La France en « état d’alerte »
Des précisions d’autant plus utiles que l’année 2023 s’annonce, elle aussi, particulièrement difficile du point vue climatique.
Après un nouveau record de plus d’un mois sans pluie significative et un hiver très sec qui mettent en péril le rechargement des nappes phréatiques, déjà épuisées par la sécheresse historique de l’an passé, la France se retrouve en « état d’alerte », selon les mots du ministre de la Transition écologique, Christophe Béchu, sur Francetvinfo, à la veille de la réunion du Comité d'anticipation sur les risques de sécheresse.
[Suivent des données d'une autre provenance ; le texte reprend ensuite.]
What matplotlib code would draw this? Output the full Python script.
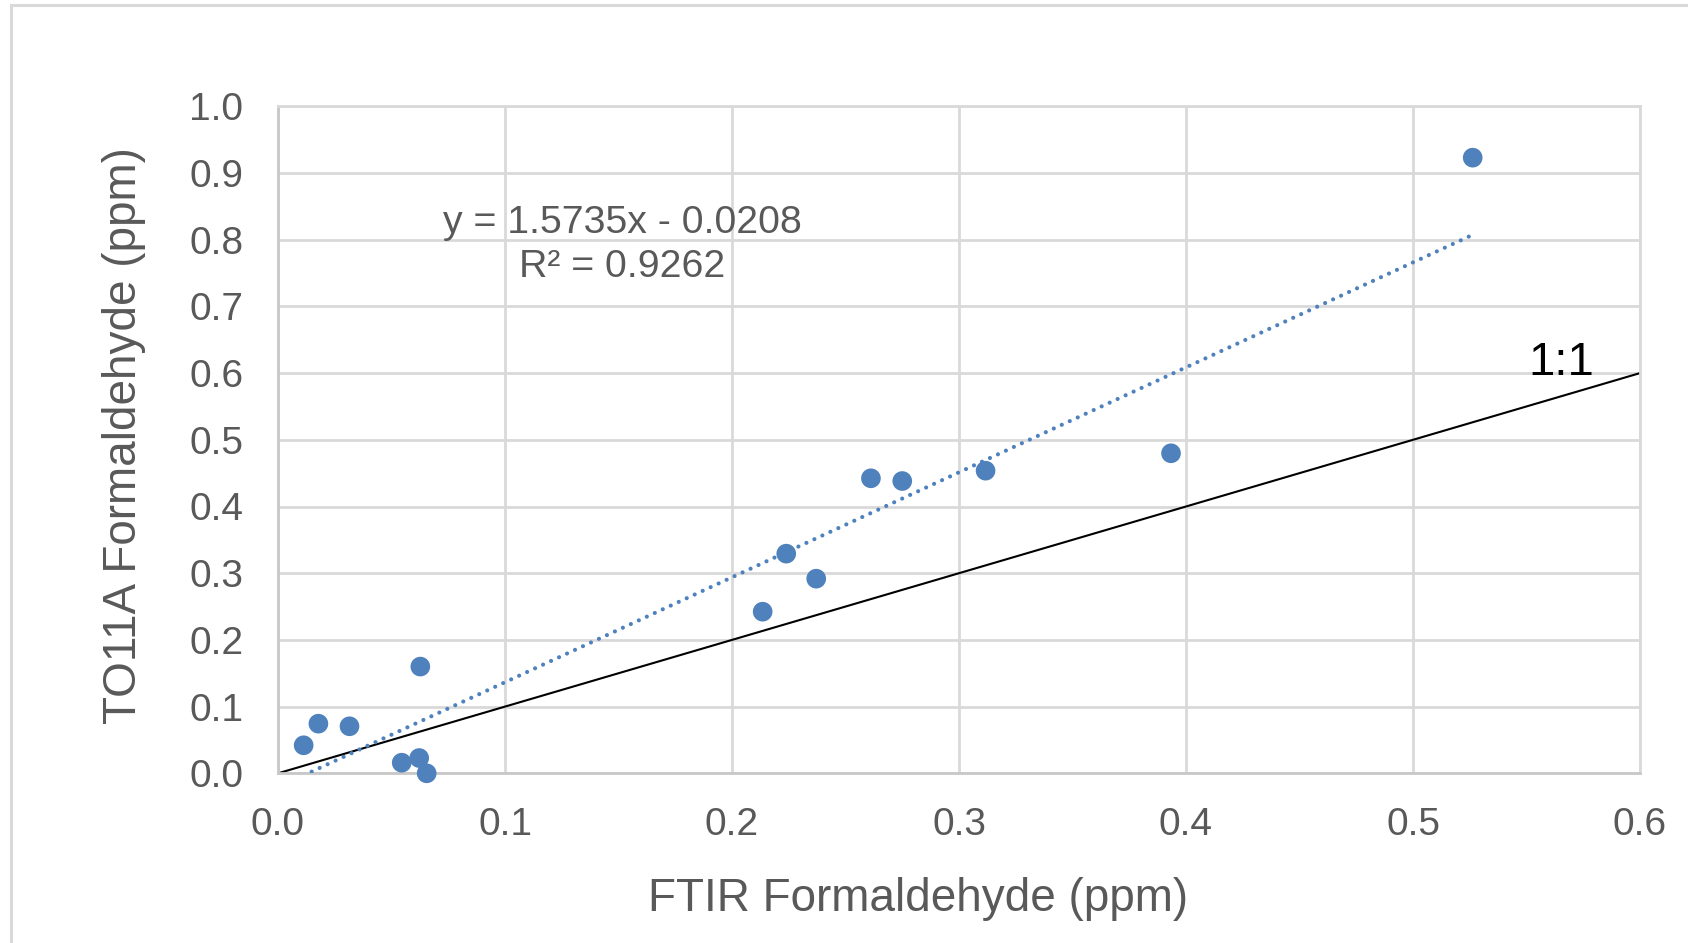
import matplotlib
matplotlib.use("Agg")
import matplotlib.pyplot as plt
from matplotlib.lines import Line2D
import numpy as np

# ---- data ----
ftir = [0.0113, 0.0178, 0.0315, 0.0545, 0.0622, 0.0655, 0.0627, 0.2135,
        0.2239, 0.2371, 0.2612, 0.2750, 0.3117, 0.3934, 0.5263]
to11a = [0.042, 0.0744, 0.0705, 0.0159, 0.0229, 0.0, 0.160, 0.2423,
         0.3293, 0.2918, 0.4423, 0.4382, 0.4537, 0.4798, 0.923]
trend_slope = 1.5735
trend_intercept = -0.0208
r_squared = 0.9262
one_to_one = [0.0, 0.6]
xticks = [0.0, 0.1, 0.2, 0.3, 0.4, 0.5, 0.6]
yticks = [0.0, 0.1, 0.2, 0.3, 0.4, 0.5, 0.6, 0.7, 0.8, 0.9, 1.0]
xlabel = "FTIR Formaldehyde (ppm)"
ylabel = "TO11A Formaldehyde (ppm)"

plt.rcParams['font.family'] = ['Liberation Sans', 'DejaVu Sans']

W, H = 1688, 943
fig = plt.figure(figsize=(W / 100, H / 100), dpi=100)
fig.patch.set_facecolor('white')

# chart-area border (top and left visible)
fig.add_artist(Line2D([11 / W, 11 / W], [0, 1 - 5 / H], transform=fig.transFigure,
                      color='#d9d9d9', lw=2.2))
fig.add_artist(Line2D([11 / W, 1], [1 - 5 / H, 1 - 5 / H], transform=fig.transFigure,
                      color='#d9d9d9', lw=2.2))

x0, x1 = 278, 1640
y0, y1 = 773.3, 106.3
ax = fig.add_axes([x0 / W, 1 - y0 / H, (x1 - x0) / W, (y0 - y1) / H])
ax.set_xlim(xticks[0], xticks[-1])
ax.set_ylim(yticks[0], yticks[-1])
ax.set_xticks(xticks)
ax.set_yticks(yticks)
ax.set_xticklabels([f"{v:.1f}" for v in xticks])
ax.set_yticklabels([f"{v:.1f}" for v in yticks])
ax.tick_params(length=0, labelsize=28, colors='#595959')
ax.tick_params(axis='x', pad=24)
ax.tick_params(axis='y', pad=25)
ax.grid(True, color='#d9d9d9', lw=2)
ax.set_axisbelow(True)
for side in ['top', 'right']:
    ax.spines[side].set_color('#d9d9d9')
    ax.spines[side].set_linewidth(2)
for side in ['left', 'bottom']:
    ax.spines[side].set_color('#c8c8c8')
    ax.spines[side].set_linewidth(2)

# 1:1 line
ax.plot(one_to_one, one_to_one, color='black', lw=1.5, zorder=2)

# data points
ax.scatter(ftir, to11a, s=200, color='#4F81BD', edgecolors='none', zorder=3,
           clip_on=False)

# linear trendline (dotted), from the displayed equation, over the data range
tx = np.array([min(ftir), max(ftir)])
ty = trend_slope * tx + trend_intercept
ax.plot(tx, ty, color='#4F81BD', lw=3.0, linestyle=(0, (0.01, 2.1)),
        dash_capstyle='round', zorder=4)

# equation labels
ax.text(0.1518, 0.8096, f"y = {trend_slope}x - {abs(trend_intercept):.4f}",
        ha='center', va='baseline', fontsize=28.3, color='#595959', zorder=5)
ax.text(0.1518, 0.7445, f"R² = {r_squared}", ha='center', va='baseline',
        fontsize=28.3, color='#595959', zorder=5)

ax.text(0.5654, 0.597, "1:1", ha='center', va='baseline', fontsize=34,
        color='black', zorder=5)

ax.set_xlabel(xlabel, fontsize=33, color='#595959')
ax.set_ylabel(ylabel, fontsize=33, color='#595959')
ax.xaxis.set_label_coords(0.47, -0.156)
ax.yaxis.set_label_coords(-0.0969, 0.5064)

fig.savefig("out.png", dpi=100)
« Dès lundi, avec les préfets, on va regarder où nous en sommes. C’est l’hiver le plus sec depuis 1959 », a ainsi expliqué, mercredi, Christophe Béchu. De façon exceptionnelle pour un mois de février, certains cours d’eau sont déjà à sec et un certain nombre de communes ont déjà été placées en alerte sécheresse, voire en alerte sécheresse renforcée.
Les nappes phréatiques ont « deux mois de retard en termes de remplissage », selon le ministre qui a prévenu que des mesures de restrictions « soft » seraient mises en place dès la semaine prochaine « pour éviter des situations catastrophiques » cet été.
Il a ainsi appelé « dès maintenant » à faire des efforts, notamment sur le remplissage des piscines. Si le déficit des nappes phréatiques est « rattrapable », il nécessitera « un mois de mars pluvieux », selon Christophe Béchu qui a rappelé, par ailleurs, qu'un « grand plan » sur l'eau d’une « cinquantaine de mesures » sera présenté « d'ici quelques jours ».